Título: Estudo permitiu a cura da úlcera
Autor: Claudia Bojunga
Fonte: Jornal do Brasil, 04/10/2005, Saúde & Ciência, p. A12

Ganharam o prêmio Nobel de Medicina e Fisiologia de 2005, os pesquisadores australianos Barry J. Marshall e J. Robin Warren, que identificaram a bactéria causadora da gastrite e úlcera. Por causa da descoberta, é possível hoje tratar esses males com antibióticos.

- Antes, as doenças do estômago eram relacionadas apenas com hábitos alimentares e problemas emocionais - explica ao JB Luiz Gonzaga Vaz Coelho, presidente da Federação Brasileira de Gastroenterologia. - Sem dúvida, foi uma revolução.

A comprovação da existência da bactéria chamada Helicobacter pylori é considerada um dos episódios científicos mais importantes dos últimos 25 anos.

- Tem um aforisma antigo sobre úlcera ( que é como uma ferida no estômago) que diz: ''uma vez ulceroso, sempre ulceroso''. Agora, com a possibilidade de eliminação da bactéria esta nunca mais volta.

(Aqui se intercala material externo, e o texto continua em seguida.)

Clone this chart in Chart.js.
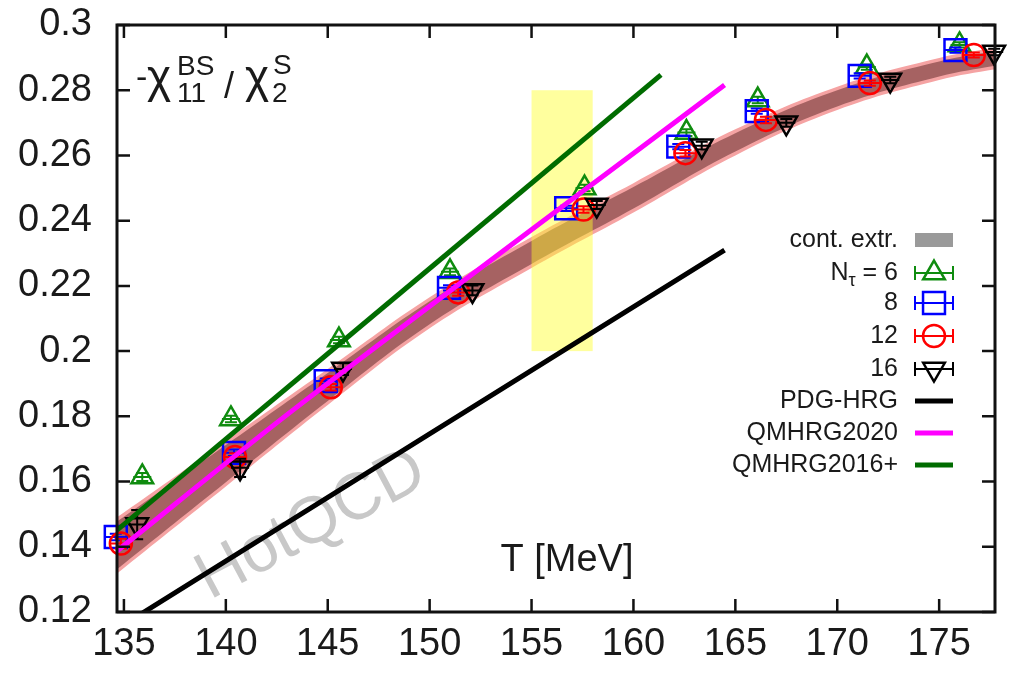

- Para as pessoas que tinham um quadro grave, era comum terem de passar por cirurgia para tirar um pedaço do estômago - afirma Alexandre Abrão, chefe do setor de Gastroenterologia e Endoscopia Digestiva do Hospital Universitário Pedro Ernesto.

Em relação à gastrite - inflamação da mucosa do estômago - a bactéria é uma das causas, mas não a única. A Helicobacter pylori também é considerada fator de predisposição a câncer gástrico.

Cerca de dois terços da população mundial têm a bactéria, mas nem todas essas pessoas apresentam sintomas.

A pesquisa foi realizada em 1982, mas só agora os australianos foram laureados. Vão dividir o prêmio de US$ 1,29 milhão.

- Tudo em medicina é desta forma. É necessário realizar muitos trabalhos para se ter certeza da relação de causa e efeito - explica Abrão.

Warren, de 68 anos, foi o primeiro a observar que os sinais de inflamação estavam sempre presentes na mucosa gástrica atacada pela bactéria. Marshall, de 54, se interessou e resolveu participar do estudo sistemático realizado em uma centena de biópsias. Depois, testaram a existência da bactéria através de uma cultura feita em laboratório.

Apesar do atual reconhecimento, na época em que apresentaram os resultados foi bem diferente. As conclusões foram recebidas com ceticismo pela comunidade científica.

- Não se acreditava que podia haver bactérias em um meio ácido, que normalmente esteriliza as possibilidades de organismos vivos, como o estômago - confirma Coelho, que também é professor de Gastroenterologia da Universidade Federal de Minas Gerais.

O descrédito foi tanto, que Marshall resolveu beber o caldo de bactéria para provar que esta tinha relação com males no organismo.

- Pensei durante quatro semanas até fazer isso. Por sorte, só desenvolvi um infecção temporária - conta o médico.

Começou a ter dor de estômago e enjôo. Submetido a uma endoscopia, ficou constatada a presença da Helicobacter pylori em torno da inflamação.

Atualmente, os dois pesquisadores fazem experiências com ratos para descobrir os mecanismos da inflamação e sua eventual transformação em tumor.

Quando receberam a notícia de que haviam ganhado o prêmio Nobel, estavam juntos em um restaurante e contaram ter ficado muito surpresos.